4. Post rap lyrics, racial or sexual comments.
This may be a very cool trend right now, but as coaches, the media, the public and potential employers look at your social behavior, they may or may not understand that what you’ve posted is song lyrics. They may take those words and opinions as yours. A lot of rap lyrics use foul language (see #1) and are racially or sexually explicit. When you post rap lyrics like this, you are connecting yourself with those words and that image. Listen to all the rap music you want, but refrain from quoting the songs on your social accounts. Most of those who look at your posts just aren’t that cool to get it.
5. Friend people you don’t know.
When you friend or follow someone, you associate yourself with them and everything they post and share online. If you don’t know the person, don’t allow them into your circle of friends on Facebook. You can set up the subscribe feature on Facebook so that people you don’t know can enjoy your public posts (see #1 below). Before you follow someone on Twitter, check out what types of tweets they post and make sure they are someone you want to be associated with.
Since Beaming Bohemian promotes positive and purposeful communication, we’ll end with a list of things you should do in social media.
1. Understand the settings, functions & features of the networks you’re on.
If you take the time to do this, you will be better equipped to control the content you share. You can take advantage of certain features to promote yourself, but also to keep other conversations more private. When you understand how each network truly works, you will be more effective in your communication with these tools.
2. Allow your parents to help you.
If you are a high school student, this is a time when you really do want your parents to assist you. Their guidance in your communication style and strategic planning will help you be more successful. And it opens up the conversation in your family about how social media can help you, as well as hurt you if you make mistakes (see #3 above). You can help your parents better understand what networks are available, and your parents can help you network with recruits and with your personal marketing plan. Make this a family project.
3. Take care with who you friend & follow.
Point #5 above touches on this. But in this positive piece of advice, I’d like you to pay more attention to who you friend and follow and be more assertive in your practices. Actively look for people on Twitter that are coaches who you want to meet or people who will boost your profile. Be strict about your friending procedures on Facebook to better protect your account. Build a following and network that will advance your efforts to get noticed by college coaches or hiring managers. It’s nice to be friendly and subscribe to a #teamfollowback concept, but if you have spammers, bots and shady characters following you, you really, really do not want to follow them back. Get comfortable using the “block” and “report spam” features.
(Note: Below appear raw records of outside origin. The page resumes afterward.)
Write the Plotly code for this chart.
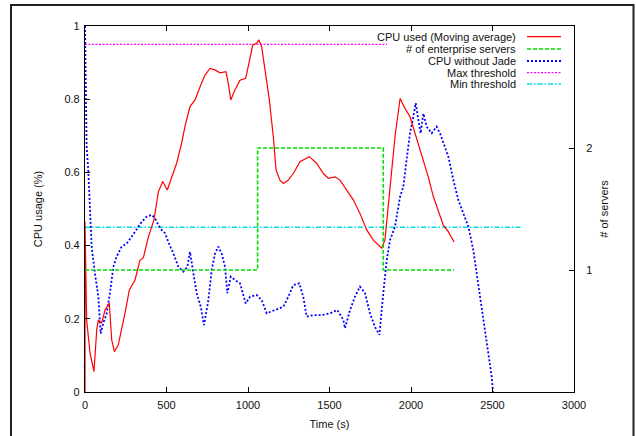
import plotly.graph_objects as go

# ---- data ----
cpu_t = [0, 0, 10, 31, 55, 72, 82, 102, 123, 149, 164, 180, 204, 225, 245, 272, 307, 337, 358, 389,
         423, 450, 477, 505, 542, 562, 593, 613, 644, 675, 706, 736, 767, 798, 828, 865, 879, 894,
         920, 951, 986, 1012, 1029, 1053, 1067, 1084, 1104, 1131, 1155, 1172, 1196, 1217, 1247, 1278,
         1319, 1376, 1421, 1462, 1493, 1534, 1564, 1605, 1646, 1687, 1728, 1769, 1820, 1840, 1871,
         1902, 1933, 1963, 1994, 2025, 2045, 2076, 2106, 2137, 2167, 2198, 2229, 2264]
cpu_v = [0.0, 0.465, 0.197, 0.106, 0.056, 0.17, 0.197, 0.188, 0.224, 0.243, 0.142, 0.11, 0.128, 0.17,
         0.215, 0.279, 0.306, 0.36, 0.367, 0.424, 0.47, 0.547, 0.575, 0.552, 0.597, 0.625, 0.68, 0.725,
         0.78, 0.798, 0.834, 0.866, 0.884, 0.88, 0.872, 0.875, 0.843, 0.798, 0.825, 0.852, 0.857, 0.907,
         0.948, 0.953, 0.962, 0.943, 0.88, 0.798, 0.698, 0.607, 0.579, 0.57, 0.579, 0.597, 0.629, 0.643,
         0.625, 0.597, 0.584, 0.588, 0.579, 0.552, 0.525, 0.488, 0.443, 0.415, 0.393, 0.415, 0.561,
         0.698, 0.802, 0.775, 0.752, 0.707, 0.68, 0.634, 0.588, 0.534, 0.493, 0.456, 0.438, 0.41]

srv_t = [0, 1059, 1059, 1830, 1830, 2264]
srv_n = [1, 1, 2, 2, 1, 1]

jade_t = [0, 10, 20, 41, 61, 82, 96, 112, 133, 153, 174, 194, 225, 256, 286, 317, 348, 378, 409, 429,
          450, 470, 491, 511, 542, 573, 603, 628, 644, 665, 685, 710, 730, 757, 777, 798, 818, 838,
          859, 873, 894, 920, 951, 986, 1012, 1053, 1084, 1115, 1166, 1217, 1247, 1278, 1315, 1339,
          1360, 1401, 1452, 1503, 1548, 1585, 1595, 1626, 1656, 1687, 1718, 1748, 1779, 1806, 1830,
          1851, 1871, 1902, 1933, 1953, 1973, 1994, 2014, 2029, 2045, 2059, 2076, 2096, 2127, 2157,
          2178, 2198, 2229, 2260, 2290, 2321, 2352, 2382, 2403, 2434, 2464, 2495, 2503]
jade_v = [1.0, 0.67, 0.607, 0.397, 0.324, 0.26, 0.16, 0.188, 0.215, 0.27, 0.342, 0.37, 0.397, 0.406,
          0.424, 0.443, 0.465, 0.479, 0.484, 0.475, 0.456, 0.443, 0.434, 0.41, 0.379, 0.342, 0.329,
          0.342, 0.383, 0.324, 0.27, 0.233, 0.183, 0.251, 0.333, 0.379, 0.397, 0.379, 0.342, 0.27,
          0.315, 0.306, 0.297, 0.242, 0.26, 0.265, 0.251, 0.215, 0.224, 0.233, 0.26, 0.292, 0.297,
          0.26, 0.206, 0.21, 0.21, 0.215, 0.224, 0.197, 0.174, 0.224, 0.26, 0.288, 0.27, 0.215, 0.178,
          0.156, 0.27, 0.36, 0.415, 0.452, 0.534, 0.561, 0.634, 0.707, 0.752, 0.789, 0.743, 0.707,
          0.761, 0.725, 0.707, 0.725, 0.707, 0.68, 0.643, 0.579, 0.525, 0.488, 0.452, 0.388, 0.324,
          0.242, 0.142, 0.042, 0.0]

thr_t = [0, 2680]
max_thr = [0.95, 0.95]
min_thr = [0.45, 0.45]

x_ticks = [0, 500, 1000, 1500, 2000, 2500, 3000]
x_tick_labels = ["0", "500", "1000", "1500", "2000", "2500", "3000"]
y_ticks = [0, 0.2, 0.4, 0.6, 0.8, 1]
y_tick_labels = ["0", "0.2", "0.4", "0.6", "0.8", "1"]
y2_ticks = [1, 2]
y2_tick_labels = ["1", "2"]

names = ["CPU used (Moving average)", "# of enterprise servers", "CPU without Jade",
         "Max threshold", "Min threshold"]
colors = ["#ff0000", "#00dd00", "#0000ff", "#ff00ff", "#00e0e0"]
dashes = ["solid", "4px,2px", "2px,2px", "2px,1.5px", "5px,2px,1.5px,2px"]
widths = [1.2, 1.6, 1.8, 1.2, 1.4]

FONT = "Liberation Sans, Arial, Helvetica, sans-serif"

fig = go.Figure()
fig.add_trace(go.Scatter(x=thr_t, y=max_thr, mode="lines", name=names[3],
                         line=dict(color=colors[3], dash=dashes[3], width=widths[3])))
fig.add_trace(go.Scatter(x=thr_t, y=min_thr, mode="lines", name=names[4],
                         line=dict(color=colors[4], dash=dashes[4], width=widths[4])))
fig.add_trace(go.Scatter(x=srv_t, y=srv_n, mode="lines", name=names[1], yaxis="y2",
                         line=dict(color=colors[1], dash=dashes[1], width=widths[1])))
fig.add_trace(go.Scatter(x=jade_t, y=jade_v, mode="lines", name=names[2],
                         line=dict(color=colors[2], dash=dashes[2], width=widths[2])))
fig.add_trace(go.Scatter(x=cpu_t, y=cpu_v, mode="lines", name=names[0],
                         line=dict(color=colors[0], dash=dashes[0], width=widths[0])))

L, R, T, B = 85, 62, 26, 44
W, H = 636, 436
pw, ph = W - L - R, H - T - B

def px(x):
    return (x - L) / pw

def py(y):
    return (H - B - y) / ph

shapes = []
annotations = []
# outer frame of the figure
shapes.append(dict(type="rect", xref="paper", yref="paper", x0=px(11), x1=px(633.5),
                   y0=py(450), y1=py(5), line=dict(color="#222", width=2), layer="above"))
# opaque key box
shapes.append(dict(type="rect", xref="paper", yref="paper", x0=px(387), x1=px(568),
                   y0=py(90), y1=py(31), fillcolor="white", line=dict(width=0), layer="above"))
rows = [36.7, 49.0, 61.0, 72.7, 84.0]
for i, nm in enumerate(names):
    annotations.append(dict(x=px(518), y=py(rows[i]), xref="paper", yref="paper", text=nm,
                            showarrow=False, xanchor="right", yanchor="middle",
                            font=dict(family=FONT, size=11, color="#111")))
    shapes.append(dict(type="line", xref="paper", yref="paper", x0=px(527), x1=px(561),
                       y0=py(rows[i]), y1=py(rows[i]), layer="above",
                       line=dict(color=colors[i], dash=dashes[i], width=widths[i])))

axis_common = dict(showgrid=False, zeroline=False, showline=True, linecolor="#000", linewidth=1.2,
                   ticks="inside", ticklen=5, tickcolor="#000", automargin=False,
                   tickfont=dict(family=FONT, size=11, color="#111"))

fig.update_layout(
    width=W, height=H, margin=dict(l=L, r=R, t=T, b=B),
    paper_bgcolor="white", plot_bgcolor="white", showlegend=False,
    font=dict(family=FONT, size=11, color="#111"),
    xaxis=dict(range=[0, 3000], tickvals=x_ticks, ticktext=x_tick_labels, mirror="ticks",
               ticklabelstandoff=3,
               title=dict(text="Time (s)", standoff=10, font=dict(size=11)), **axis_common),
    yaxis=dict(range=[0, 1], tickvals=y_ticks, ticktext=y_tick_labels, ticklabelstandoff=2,
               title=dict(text="CPU usage (%)", standoff=19, font=dict(size=11)), **axis_common),
    yaxis2=dict(range=[0, 3], tickvals=y2_ticks, ticktext=y2_tick_labels, overlaying="y",
                side="right", ticklabelstandoff=9,
                title=dict(text="# of servers", standoff=8, font=dict(size=11)),
                **axis_common),
    shapes=shapes, annotations=annotations,
)

fig.write_html("out.html")
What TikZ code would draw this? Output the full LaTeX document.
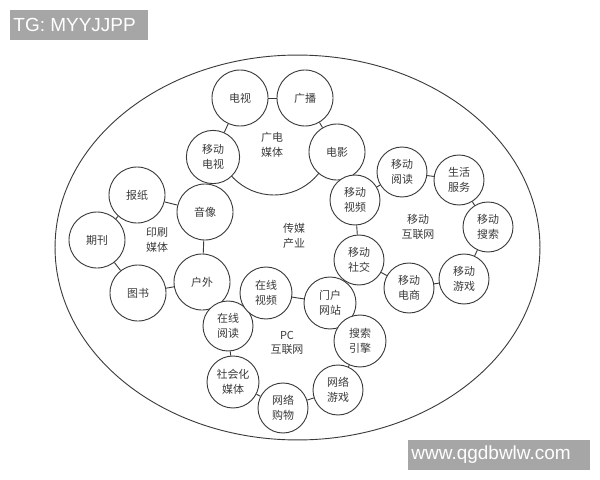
\documentclass[tikz,border=0pt]{standalone}
\usepackage{fontspec}
\newfontfamily\cjk{Noto Sans CJK SC}
\newfontfamily\wmfont{Liberation Sans}
\definecolor{ink}{HTML}{3A3A3A}
\definecolor{wmgray}{HTML}{A6A6A6}

\begin{document}
\begin{tikzpicture}[x=0.025cm, y=-0.025cm, line width=0.65pt, draw=ink,
		bub/.style={circle, draw=ink, fill=white, inner sep=0pt, align=center, text=ink,
			font=\cjk\fontsize{7.8}{10.5}\selectfont},
		bigbub/.style={bub, minimum size=1.4cm},
		smallbub/.style={bub, minimum size=1.25cm},
		lbl/.style={align=center, text=ink, inner sep=0pt, font=\cjk\fontsize{7.8}{10.5}\selectfont},
		wmtext/.style={text=white, inner sep=0pt, anchor=west, font=\wmfont\fontsize{13.5}{14}\selectfont}]
		\useasboundingbox (0,0) rectangle (600,480);
		\draw (297.5,247.5) ellipse [x radius=6.06cm, y radius=4.81cm];
		% arc of the broadcast group
		\coordinate (GDc) at (274,138);
		\begin{scope}
			\clip (190,162) rectangle (350,215);
			\draw (GDc) circle [radius=1.425cm];
		\end{scope}
		\node (TV) [bigbub] at (240,98) {电视};
		\node (Radio) [bigbub] at (305,98) {广播};
		\node (Film) [bigbub] at (337,152) {电影};
		\node (MobTV) [bub, minimum size=1.33cm] at (213,157) {移动\\电视};
		\node (GD) [lbl] at (272,145) {广电\\媒体};
		\node (Paper) [bigbub] at (137,195) {报纸};
		\node (Audio) [bigbub] at (205,212) {音像};
		\node (Journal) [bigbub] at (97,240) {期刊};
		\node (Book) [bigbub] at (138,293) {图书};
		\node (Outdoor) [bigbub] at (202,282) {户外};
		\node (Print) [lbl] at (157,240) {印刷\\媒体};
		\node (Core) [lbl] at (294,236) {传媒\\产业};
		\node (MobVideo) [smallbub] at (355,200) {移动\\视频};
		\node (MobRead) [smallbub] at (402,172) {移动\\阅读};
		\node (Life) [smallbub] at (459,180) {生活\\服务};
		\node (MobSearch) [smallbub] at (488,227) {移动\\搜索};
		\node (MobGame) [smallbub] at (464,279) {移动\\游戏};
		\node (MobShop) [smallbub] at (409,288) {移动\\电商};
		\node (MobSocial) [smallbub] at (359,260) {移动\\社交};
		\node (Mob) [lbl] at (418,227) {移动\\互联网};
		\node (WebRead) [smallbub] at (228,326) {在线\\阅读};
		\node (WebVideo) [bub, minimum size=1.3cm] at (266,293) {在线\\视频};
		\node (Portal) [bub, minimum size=1.3cm] at (330,303) {门户\\网站};
		\node (Engine) [bub, minimum size=1.3cm] at (360,341) {搜索\\引擎};
		\node (WebGame) [smallbub] at (338,390) {网络\\游戏};
		\node (WebShop) [smallbub] at (283,408) {网络\\购物};
		\node (Social) [bub, minimum size=1.3cm] at (233,382) {社会化\\媒体};
		\node (PC) [lbl] at (287,343) {PC\\互联网};
		\draw (TV) -- (Radio);
		\draw (TV) -- (MobTV);
		\draw (Radio) -- (Film);
		\draw (Paper) -- (Audio);
		\draw (Paper) -- (Journal);
		\draw (Journal) -- (Book);
		\draw (Book) -- (Outdoor);
		\draw (Outdoor) -- (Audio);
		\draw (MobVideo) -- (MobRead);
		\draw (MobRead) -- (Life);
		\draw (Life) -- (MobSearch);
		\draw (MobSearch) -- (MobGame);
		\draw (MobGame) -- (MobShop);
		\draw (MobShop) -- (MobSocial);
		\draw (MobSocial) -- (MobVideo);
		\draw (WebVideo) -- (Portal);
		\draw (Engine) -- (WebGame);
		\draw (WebGame) -- (WebShop);
		\draw (WebShop) -- (Social);
		\draw (Social) -- (WebRead);
		% watermarks
		\fill[wmgray] (10,10) rectangle (148,40);
		\node (TG) [wmtext] at (13,25) {TG: MYYJJPP};
		\fill[wmgray] (408,440) rectangle (590,470);
		\node (Site) [wmtext] at (411,455) {www.qgdbwlw.com};
	\end{tikzpicture}
\end{document}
4. Make your bio work for you.
It’s a good idea to brand your accounts so that there is a consistent look and presence across all your accounts. Use the same picture for all your accounts. Your bio can work for you if you let it. For example, if you are a high school student-athlete, try posting, “Junior at Valhalla High School. Second baseman looking to play for a DII school out of state.” If you are in college, try, “Third year at UCSB, playing water polo and studying Communications. Can’t wait to work for Google.” You get the idea. Let people know who you are, but also how they might help you network. Both of these examples are far more effective than others I’ve found:
Ballin’ is a habit
Baconators & tea. Tie dye & toboggans, I give a thumbs up. Pure momma’s boy. Up is my favorite movie. I enjoy back dimples.
Put the wind in win some, lose some; the star in starting over.
5. Have a plan for posting photos and news for public view.
In a nutshell, be strategic. You need to think in the long term and how you can use these social communication tools to get you into the college you’d like, to build your professional profile and to get you hired after college. All trends point toward college coaches and recruits using social networks as part of their recruitment process. If you are fighting for a spot on the team, matched up against another with equal talent and skill, your online profile will come into play. What will it say about you? When the hiring manager looks for you online after they’ve reviewed your application (3 out of 4 hiring managers do), what will they find? If you’ve taken the time to build your personal brand, to plan out some content and strategize your communications, athletic and employment recruiters will quickly understand that your are a quality candidate and that you care about your online profile. Your professionalism will be noted.
Ultimately, it is never too early for social media users to get in good habits. If you are going to participate online, think in the positive and have a purpose. You can use social media to aimlessly converse and chit chat, or you can gain a competitive edge and make these tools work in your favor. I hope you’ll be proactive and take the time to communicate well.